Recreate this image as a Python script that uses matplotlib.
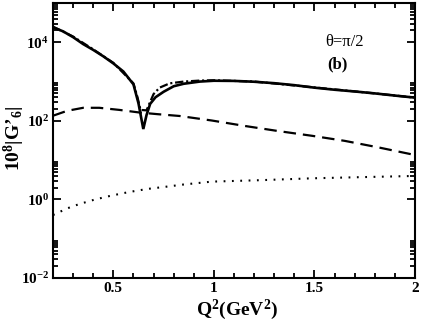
import matplotlib
matplotlib.use("Agg")
import matplotlib.pyplot as plt
from matplotlib.ticker import FixedLocator, MultipleLocator, LogFormatterSciNotation, NullFormatter, FuncFormatter

plt.rcParams['font.family'] = ['Liberation Serif', 'DejaVu Serif']
plt.rcParams['mathtext.fontset'] = 'custom'
plt.rcParams['mathtext.rm'] = 'Liberation Serif'
plt.rcParams['mathtext.bf'] = 'Liberation Serif:bold'
plt.rcParams['mathtext.it'] = 'Liberation Serif:italic'
plt.rcParams['mathtext.default'] = 'bf'
plt.rcParams['lines.scale_dashes'] = False

# ---- data ----
q2_solid = [0.2, 0.25, 0.3, 0.35, 0.4, 0.45, 0.5, 0.55, 0.6, 0.625, 0.649, 0.665, 0.683,
            0.71, 0.75, 0.8, 0.85, 0.93, 1.0, 1.1, 1.2, 1.3, 1.4, 1.5, 1.6, 1.7, 1.8, 1.9, 2.0]
g_solid = [2.4e4, 1.9e4, 1.35e4, 9.0e3, 6.4e3, 4.4e3, 2.9e3, 1.8e3, 850, 280, 62, 140, 270,
           400, 550, 760, 880, 1000, 1050, 1040, 990, 910, 810, 700, 620, 560, 500, 440, 390]

q2_dashdot = [0.2, 0.3, 0.4, 0.5, 0.6, 0.62, 0.635, 0.665, 0.68, 0.7, 0.73, 0.78, 0.85,
              0.93, 1.0, 1.2, 1.5, 1.8, 2.0]
g_dashdot = [2.5e4, 1.4e4, 6.6e3, 3.0e3, 900, 400, 190, 185, 280, 480, 700, 900, 1000,
             1060, 1080, 1000, 710, 500, 390]

q2_dashed = [0.2, 0.27, 0.35, 0.43, 0.53, 0.63, 0.72, 0.83, 0.99, 1.155, 1.32, 1.49,
             1.65, 1.82, 2.0]
g_dashed = [135, 180, 215, 215, 190, 163, 148, 133, 102, 74, 55, 41.5, 31, 21, 13.5]

q2_dotted = [0.2, 0.27, 0.33, 0.41, 0.49, 0.58, 0.67, 0.76, 0.85, 0.99, 1.24, 1.49, 1.74, 2.0]
g_dotted = [0.40, 0.59, 0.76, 1.0, 1.25, 1.55, 1.85, 2.1, 2.4, 2.84, 3.1, 3.45, 3.7, 3.96]

y_major = [1e-2, 1e0, 1e2, 1e4]
y_minor = [k * 10.0 ** n for n in (-2, 0, 2, 4) for k in range(2, 10)]

W, H = 425, 327
fig = plt.figure(figsize=(W / 100, H / 100), dpi=100)
ax = fig.add_axes([53 / W, 1 - 278 / H, 362 / W, 275 / H])

ax.plot(q2_solid, g_solid, color='black', lw=1.9, solid_joinstyle='miter')
ax.plot(q2_dashdot, g_dashdot, color='black', lw=1.6, dashes=(6, 2, 1.5, 2))
ax.plot(q2_dashed, g_dashed, color='black', lw=1.6, dashes=(9, 5))
ax.plot(q2_dotted, g_dotted, color='black', lw=1.5, dashes=(1.3, 4.7))

ax.set_yscale('log')
ax.set_xlim(0.2, 2.0)
ax.set_ylim(1e-2, 1e5)

ax.yaxis.set_major_locator(FixedLocator(y_major))
ax.yaxis.set_minor_locator(FixedLocator(y_minor))
ax.yaxis.set_major_formatter(LogFormatterSciNotation())
ax.yaxis.set_minor_formatter(NullFormatter())
ax.xaxis.set_major_locator(MultipleLocator(0.5))
ax.xaxis.set_minor_locator(MultipleLocator(0.1))
ax.xaxis.set_major_formatter(FuncFormatter(lambda v, p: '%g' % v))

ax.tick_params(which='both', direction='in', top=True, right=True, width=1.3)
ax.tick_params(which='major', length=6, labelsize=11, pad=3)
ax.tick_params(which='minor', length=3.5)
for lab in ax.get_xticklabels() + ax.get_yticklabels():
    lab.set_fontweight('bold')
for s in ax.spines.values():
    s.set_linewidth(1.5)

ax.set_xlabel('Q$^{2}$(GeV$^{2}$)', fontsize=14, fontweight='bold')
ax.set_ylabel('10$^{8}$|G\u2019$_{6}$|', fontsize=14, fontweight='bold')
ax.xaxis.set_label_coords((237 - 53) / 362, -(310 - 278) / 275)
ax.yaxis.set_label_coords((14 - 53) / 362, (278 - 138) / 275)
ax.xaxis.label.set_va('center')
ax.yaxis.label.set_va('center')

def fig_px(x, y):
    return (x / W, 1 - y / H)

fig.text(*fig_px(344, 42), '\u03b8=\u03c0/2', fontsize=12, ha='center', va='center')
fig.text(*fig_px(337, 64), '(b)', fontsize=12, fontweight='bold', ha='center', va='center')

fig.savefig('out.png', dpi=100)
* * *
**Task to complete**:
Return only the lines running from the top of the data to the line that holds "from matplotlib.ticker import". Include both of those lines, but skip the pictures.

**Right answer**:
Recreate this image as a Python script that uses matplotlib.
import matplotlib
matplotlib.use("Agg")
import matplotlib.pyplot as plt
from matplotlib.ticker import FixedLocator, MultipleLocator, LogFormatterSciNotation, NullFormatter, FuncFormatter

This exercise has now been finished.